Als die Dortmunder an die Börse gingen und Aktien unters Volk streuten, ließ er sich vor den Werbekarren spannen und gestand: "Auch ich habe Aktien gekauft, bei so etwas muss man dabei sein." Seine Erkrankung gab er selbst öffentlich bekannt, weil die Borussia kurz vorher an die Börse gegangen war. Für ihn eine Selbstverständlichkeit, für andere verstärkte der Auftritt die Zweifel an der Ehrlichkeit des Christen Herrlich. Er reagiert mit Trotz auf solche Anschuldigungen. Er hat gelernt, Rückschläge wegzustecken und die Anfeindungen zu parieren. Heiko Herrlich ist im Laufe der Jahre zu einem Stehaufmännchen geworden, der eine Portion Egoismus in die Waagschale werfen kann. Immer wieder musste er aufstehen nach den vielen Verletzungen, den Operationen und einer Gelbsucht. "Sein starker Wille ist seine ausgeprägteste Eigenschaft. Da geht er mit dem Kopf durch die Wand", sagte seine Mutter Erika.

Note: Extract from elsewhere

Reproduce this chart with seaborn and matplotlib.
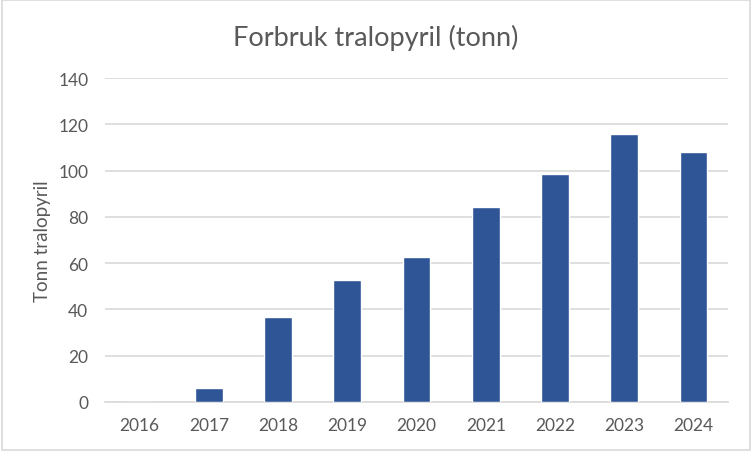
import pandas as pd
import matplotlib.pyplot as plt
import seaborn as sns
from matplotlib.patches import Rectangle

# data
years = ["2016", "2017", "2018", "2019", "2020", "2021", "2022", "2023", "2024"]
tonn = [0, 6, 36.6, 52.6, 62.5, 84.1, 98.4, 115.6, 107.9]

df = pd.DataFrame({"year": years, "tonn": tonn})

sns.set_style("white")
plt.rcParams["font.family"] = ["Lato", "DejaVu Sans"]

text_col = "#595959"
grid_col = "#D9D9D9"

fig = plt.figure(figsize=(7.52, 4.52), dpi=100)
ax = fig.add_axes([105 / 752, 49 / 452, 623 / 752, 324 / 452])

sns.barplot(data=df, x="year", y="tonn", color="#2F5597", width=0.4,
            saturation=1, ax=ax, zorder=3)

ax.set_ylim(0, 140)
ax.set_xlim(-0.5, 8.5)
ax.set_yticks(range(0, 141, 20))
ax.yaxis.grid(True, color=grid_col, linewidth=1.2, zorder=0)
ax.set_axisbelow(True)
for s in ["top", "right", "left"]:
    ax.spines[s].set_visible(False)
ax.spines["bottom"].set_color(grid_col)
ax.spines["bottom"].set_linewidth(1.2)
ax.tick_params(axis="both", length=0, labelsize=12.5, colors=text_col)
ax.tick_params(axis="x", pad=11)
ax.tick_params(axis="y", pad=12)

ax.set_xlabel("")
ax.set_ylabel("Tonn tralopyril", fontsize=13.5, color=text_col, labelpad=5)
fig.text(0.5, 1 - 38 / 452, "Forbruk tralopyril (tonn)", ha="center",
         va="center", fontsize=19.5, color=text_col)

# chart border
fig.patches.append(Rectangle((0.002, 0.003), 0.996, 0.994,
                             transform=fig.transFigure, fill=False,
                             edgecolor=grid_col, linewidth=1.2))

plt.savefig("out.png", dpi=100)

Diesmal ist es eine besonders dicke Wand für den Menschen und den Fußballspieler Heiko Herrlich. Nun gibt es Hoffnung. Es sind positive Nachrichten, die ihm neuen Mut gemacht haben. Aber es bleibt ein Berg an Angst und Ungewissheit. Gewinnt er seinen Kampf gegen den Tumor? Wird er wieder völlig gesund? In Dortmund haben sie alles getan, um ihm das Gefühl zu vermitteln, dass er nicht alleine kämpft. "Ich bin optimistisch, wieder für den BVB spielen zu können", sagte Herrlich. "Ich denke an keinen anderen Verein." Und das hat ihm nicht nur in Dortmund in diesem Moment jeder als ehrliches Gefühl abgenommen.